A box accompanying a July 13 article on General Electric lobbying misstated the length of a tax break in the Senate corporate tax bill that would benefit private airplane manufacturers such as Cessna and Learjet. Under the proposal, the companies would get a break worth $519 million over five years, not 10 years. (Published 7/15/04)
General Electric fared well in the corporate tax legislation pending in Congress, but the bills apportion benefits widely.
* Restaurant owners: House bill includes $640 million provision to extend the length of time improvements can be deducted from taxes.
* Bank directors: House bill includes $148 million measure to lower taxes on director shares of small banks.
* High-tech companies: Won lucrative provisions in both bills to allow overseas profits to be brought home at low "tax holiday" rate.

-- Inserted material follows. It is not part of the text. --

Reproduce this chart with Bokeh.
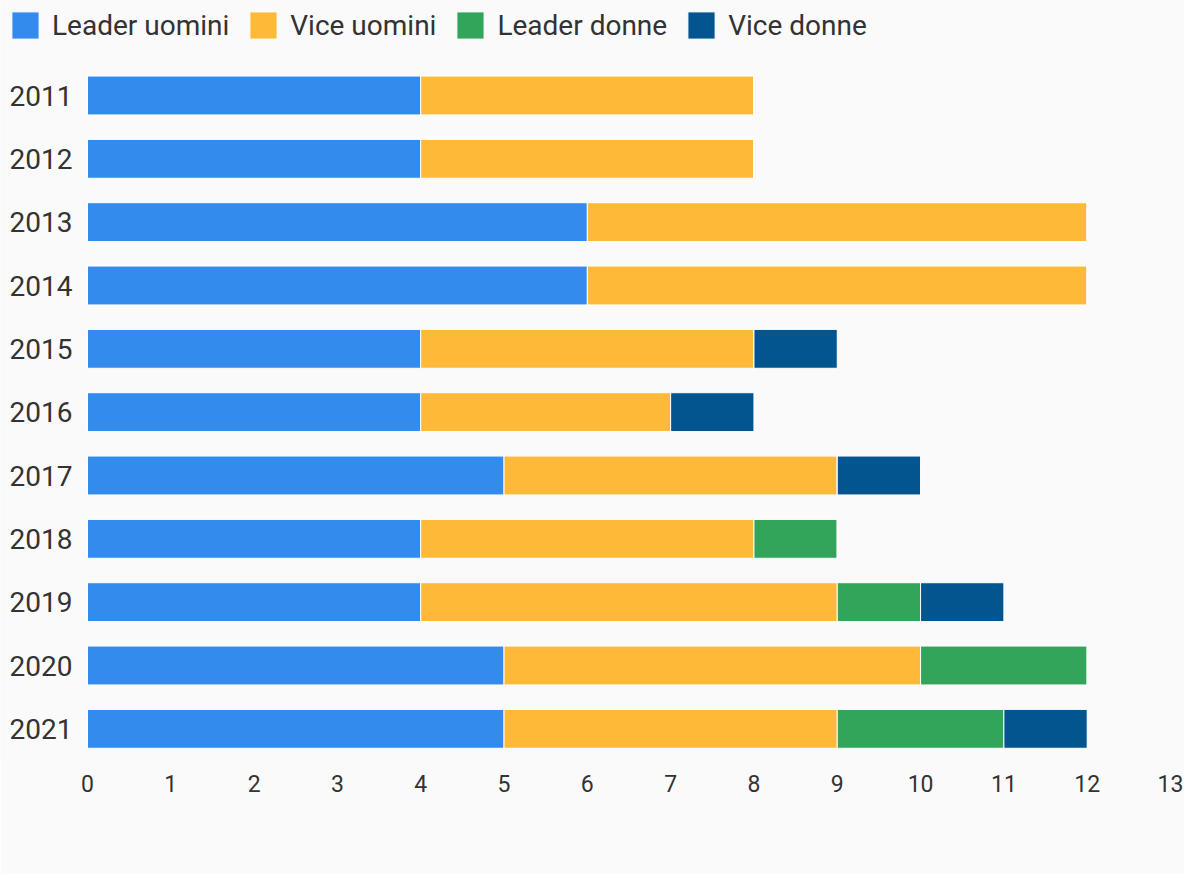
from bokeh.plotting import figure
from bokeh.models import FactorRange, Range1d, Legend, LegendItem, FixedTicker
from bokeh.core.properties import value
from bokeh.embed import file_html
from bokeh.resources import INLINE

years = ["2011", "2012", "2013", "2014", "2015", "2016", "2017", "2018", "2019", "2020", "2021"]
leader_uomini = [4, 4, 6, 6, 4, 4, 5, 4, 4, 5, 5]
vice_uomini = [4, 4, 6, 6, 4, 3, 4, 4, 5, 5, 4]
leader_donne = [0, 0, 0, 0, 0, 0, 0, 1, 1, 2, 2]
vice_donne = [0, 0, 0, 0, 1, 1, 1, 0, 1, 0, 1]
series_names = ["Leader uomini", "Vice uomini", "Leader donne", "Vice donne"]
colors = ["#338BEE", "#FFB938", "#33A55A", "#03558F"]
x_ticks = list(range(0, 14))

FONT = "Roboto"
TXT = "#333333"
BG = "#FAFAFA"

# an empty factor on top reserves the room for the legend
p = figure(width=1184, height=874, output_backend="svg", toolbar_location=None,
           y_range=FactorRange(*reversed(years), " "), x_range=Range1d(-1.044, 13.168),
           min_border_left=0, min_border_right=0, min_border_top=0, min_border_bottom=114)
p.background_fill_color = BG
p.border_fill_color = BG
p.outline_line_color = None
p.xgrid.visible = False
p.ygrid.visible = False

data = dict(year=years, lu=leader_uomini, vu=vice_uomini, ld=leader_donne, vd=vice_donne)
renderers = p.hbar_stack(["lu", "vu", "ld", "vd"], y="year", height=0.614, color=colors,
                         line_color="white", line_width=1, source=data)

# year labels (category axis) drawn as text at x=0
p.text(x=[0] * len(years), y=years, text=years, x_offset=-15, text_align="right",
       text_baseline="middle", text_font=value(FONT), text_font_size="28px", text_color=TXT)
p.yaxis.visible = False

items = [LegendItem(label=n, renderers=[r]) for n, r in zip(series_names, renderers)]
legend = Legend(items=items, orientation="horizontal", location="top_left",
                padding=0, margin=8, spacing=17, label_standoff=10,
                glyph_width=34, glyph_height=34, label_height=34,
                label_text_font=FONT, label_text_font_size="28px", label_text_color=TXT,
                border_line_color=None, background_fill_alpha=0)
p.add_layout(legend, "center")

p.xaxis.ticker = FixedTicker(ticks=x_ticks)
p.xaxis.axis_line_color = None
p.xaxis.major_tick_line_color = None
p.xaxis.minor_tick_line_color = None
p.xaxis.major_label_standoff = 8
p.xaxis.major_label_text_font = FONT
p.xaxis.major_label_text_font_size = "23px"
p.xaxis.major_label_text_color = TXT

open("out.html", "w").write(file_html(p, INLINE))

* Private collection agencies: Secured potentially valuable provisions in both bills to allow private debt collectors to recover delinquent taxes for the Internal Revenue Service.
* Home Depot: Won last-minute, $28 million addition to House bill to suspend customs duties on Chinese ceiling fans.
* Foreign gamblers: Senate bill includes $25 million tax cut for horse- and dog-track winnings.
* Hollywood: Senate bill includes a tax break, worth $1.2 billion through 2008, on domestic television and film production.
* NASCAR: Senate bill would allow track owners to write off the cost of some facilities, for a tax savings of $85 million through 2008.
* Life insurance companies: Won a provision in the Senate bill to distribute surplus accounts tax free, saving $482 million through 2013.
* Oldsmobile dealerships: The Senate bill includes a provision, worth $204 million through 2008, to help dealers of discontinued Oldsmobiles find new work.
* Cessna and Learjet: Won provisions in both bills to lower taxes on small-airplane manufacturing. The more generous Senate tax break is worth $519 million over 10 years.